**** DATA LINES ****

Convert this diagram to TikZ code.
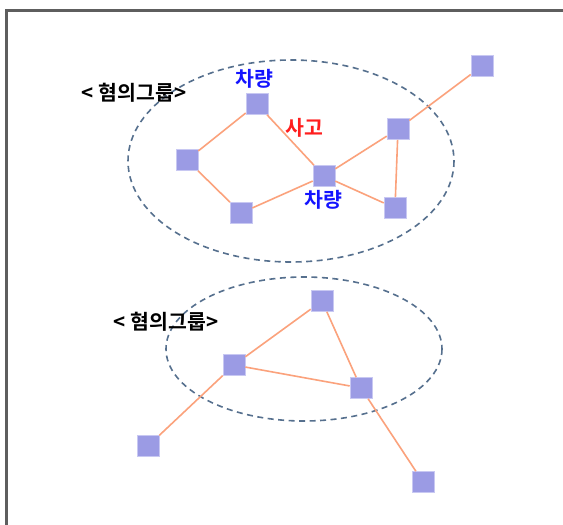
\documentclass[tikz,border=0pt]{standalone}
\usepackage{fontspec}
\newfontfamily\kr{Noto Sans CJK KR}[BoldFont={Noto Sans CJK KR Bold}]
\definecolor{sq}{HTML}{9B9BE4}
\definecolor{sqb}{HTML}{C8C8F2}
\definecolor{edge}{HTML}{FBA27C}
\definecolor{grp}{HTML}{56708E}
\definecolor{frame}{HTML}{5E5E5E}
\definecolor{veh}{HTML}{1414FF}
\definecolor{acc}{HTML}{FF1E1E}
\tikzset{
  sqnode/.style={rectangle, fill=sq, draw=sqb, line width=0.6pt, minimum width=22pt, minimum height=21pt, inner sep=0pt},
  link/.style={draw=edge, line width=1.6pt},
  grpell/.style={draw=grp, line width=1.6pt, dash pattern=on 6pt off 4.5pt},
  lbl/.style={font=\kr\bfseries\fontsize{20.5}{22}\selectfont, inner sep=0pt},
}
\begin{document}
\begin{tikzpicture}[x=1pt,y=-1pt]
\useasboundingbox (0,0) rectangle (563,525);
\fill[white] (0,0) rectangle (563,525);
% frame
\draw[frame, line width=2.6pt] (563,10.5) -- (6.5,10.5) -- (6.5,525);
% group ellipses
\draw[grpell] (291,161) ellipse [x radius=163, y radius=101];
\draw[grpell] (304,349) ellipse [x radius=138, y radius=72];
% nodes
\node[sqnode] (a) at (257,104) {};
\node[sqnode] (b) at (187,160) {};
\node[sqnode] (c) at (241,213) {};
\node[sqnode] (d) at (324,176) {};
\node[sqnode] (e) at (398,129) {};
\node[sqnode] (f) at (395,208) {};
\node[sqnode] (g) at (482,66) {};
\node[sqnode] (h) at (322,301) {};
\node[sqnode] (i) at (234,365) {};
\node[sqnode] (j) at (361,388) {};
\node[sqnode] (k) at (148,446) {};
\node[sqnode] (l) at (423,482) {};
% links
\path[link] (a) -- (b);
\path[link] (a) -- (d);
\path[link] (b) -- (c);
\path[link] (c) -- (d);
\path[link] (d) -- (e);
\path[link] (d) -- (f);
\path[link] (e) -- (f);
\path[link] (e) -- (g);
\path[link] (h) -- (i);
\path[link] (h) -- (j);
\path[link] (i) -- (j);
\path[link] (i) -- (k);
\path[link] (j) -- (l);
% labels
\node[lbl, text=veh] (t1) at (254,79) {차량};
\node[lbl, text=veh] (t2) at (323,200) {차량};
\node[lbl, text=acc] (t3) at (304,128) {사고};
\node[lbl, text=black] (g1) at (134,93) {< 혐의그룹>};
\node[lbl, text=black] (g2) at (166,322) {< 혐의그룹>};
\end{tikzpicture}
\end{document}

****

Write out the material above again, word for word, minus its pictures.

- _RESULT FOR THIS EXERCISE_:
Convert this diagram to TikZ code.
\documentclass[tikz,border=0pt]{standalone}
\usepackage{fontspec}
\newfontfamily\kr{Noto Sans CJK KR}[BoldFont={Noto Sans CJK KR Bold}]
\definecolor{sq}{HTML}{9B9BE4}
\definecolor{sqb}{HTML}{C8C8F2}
\definecolor{edge}{HTML}{FBA27C}
\definecolor{grp}{HTML}{56708E}
\definecolor{frame}{HTML}{5E5E5E}
\definecolor{veh}{HTML}{1414FF}
\definecolor{acc}{HTML}{FF1E1E}
\tikzset{
  sqnode/.style={rectangle, fill=sq, draw=sqb, line width=0.6pt, minimum width=22pt, minimum height=21pt, inner sep=0pt},
  link/.style={draw=edge, line width=1.6pt},
  grpell/.style={draw=grp, line width=1.6pt, dash pattern=on 6pt off 4.5pt},
  lbl/.style={font=\kr\bfseries\fontsize{20.5}{22}\selectfont, inner sep=0pt},
}
\begin{document}
\begin{tikzpicture}[x=1pt,y=-1pt]
\useasboundingbox (0,0) rectangle (563,525);
\fill[white] (0,0) rectangle (563,525);
% frame
\draw[frame, line width=2.6pt] (563,10.5) -- (6.5,10.5) -- (6.5,525);
% group ellipses
\draw[grpell] (291,161) ellipse [x radius=163, y radius=101];
\draw[grpell] (304,349) ellipse [x radius=138, y radius=72];
% nodes
\node[sqnode] (a) at (257,104) {};
\node[sqnode] (b) at (187,160) {};
\node[sqnode] (c) at (241,213) {};
\node[sqnode] (d) at (324,176) {};
\node[sqnode] (e) at (398,129) {};
\node[sqnode] (f) at (395,208) {};
\node[sqnode] (g) at (482,66) {};
\node[sqnode] (h) at (322,301) {};
\node[sqnode] (i) at (234,365) {};
\node[sqnode] (j) at (361,388) {};
\node[sqnode] (k) at (148,446) {};
\node[sqnode] (l) at (423,482) {};
% links
\path[link] (a) -- (b);
\path[link] (a) -- (d);
\path[link] (b) -- (c);
\path[link] (c) -- (d);
\path[link] (d) -- (e);
\path[link] (d) -- (f);
\path[link] (e) -- (f);
\path[link] (e) -- (g);
\path[link] (h) -- (i);
\path[link] (h) -- (j);
\path[link] (i) -- (j);
\path[link] (i) -- (k);
\path[link] (j) -- (l);
% labels
\node[lbl, text=veh] (t1) at (254,79) {차량};
\node[lbl, text=veh] (t2) at (323,200) {차량};
\node[lbl, text=acc] (t3) at (304,128) {사고};
\node[lbl, text=black] (g1) at (134,93) {< 혐의그룹>};
\node[lbl, text=black] (g2) at (166,322) {< 혐의그룹>};
\end{tikzpicture}
\end{document}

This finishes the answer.